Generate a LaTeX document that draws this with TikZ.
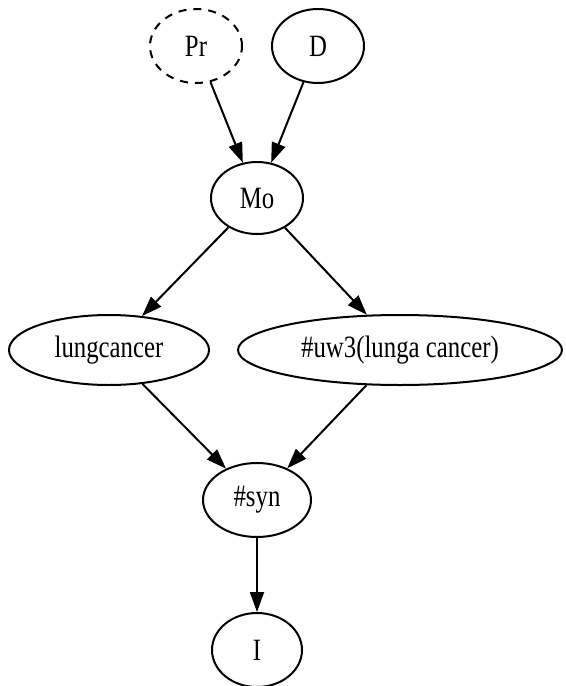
\documentclass[tikz,border=0pt]{standalone}
\usepackage{fontspec}
\setmainfont{Liberation Serif}
\newfontfamily\labelfont[FakeStretch=0.8]{Liberation Serif}
\usetikzlibrary{shapes.geometric,arrows.meta}
\begin{document}
\begin{tikzpicture}[x=0.5pt,y=-0.5pt,
  gnode/.style={ellipse, draw, line width=1pt, inner sep=0pt,
    font=\labelfont\fontsize{15.5}{17}\selectfont},
  dashednode/.style={gnode, dash pattern=on 4pt off 3.5pt},
  edge/.style={draw, line width=1pt, -{Triangle[length=10pt,width=7pt]}}]
\useasboundingbox (0,0) rectangle (566,686);
% top rank
\node[dashednode, minimum width=46pt, minimum height=37pt] (pr) at (196,46) {Pr};
\node[gnode, minimum width=46pt, minimum height=37pt] (d) at (318,46) {D};
% middle
\node[gnode, minimum width=46pt, minimum height=36pt] (mo) at (257,198) {Mo};
\node[gnode, minimum width=100pt, minimum height=35pt] (lc) at (109,350) {lungcancer};
\node[gnode, minimum width=162pt, minimum height=35pt] (uw) at (400,350) {\#uw3(lunga cancer)};
\node[gnode, minimum width=54pt, minimum height=37pt] (syn) at (257,500) {\#syn};
\node[gnode, minimum width=45pt, minimum height=37pt] (i) at (257,650) {I};
% edges
\draw[edge] (pr) -- (mo);
\draw[edge] (d) -- (mo);
\draw[edge] (mo) -- (lc);
\draw[edge] (mo) -- (uw);
\draw[edge] (lc) -- (syn);
\draw[edge] (uw) -- (syn);
\draw[edge] (syn) -- (i);
\end{tikzpicture}
\end{document}
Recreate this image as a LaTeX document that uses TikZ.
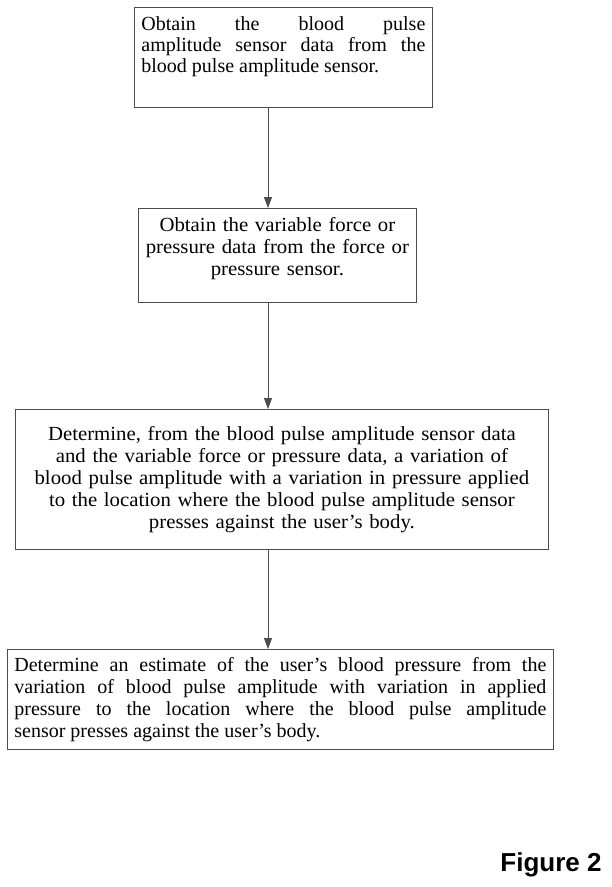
:::
Problem statement:
Gather from the data above every line with the string "that".

Finished exercise:
Generate a LaTeX document that draws this with TikZ.
Recreate this image as a LaTeX document that uses TikZ.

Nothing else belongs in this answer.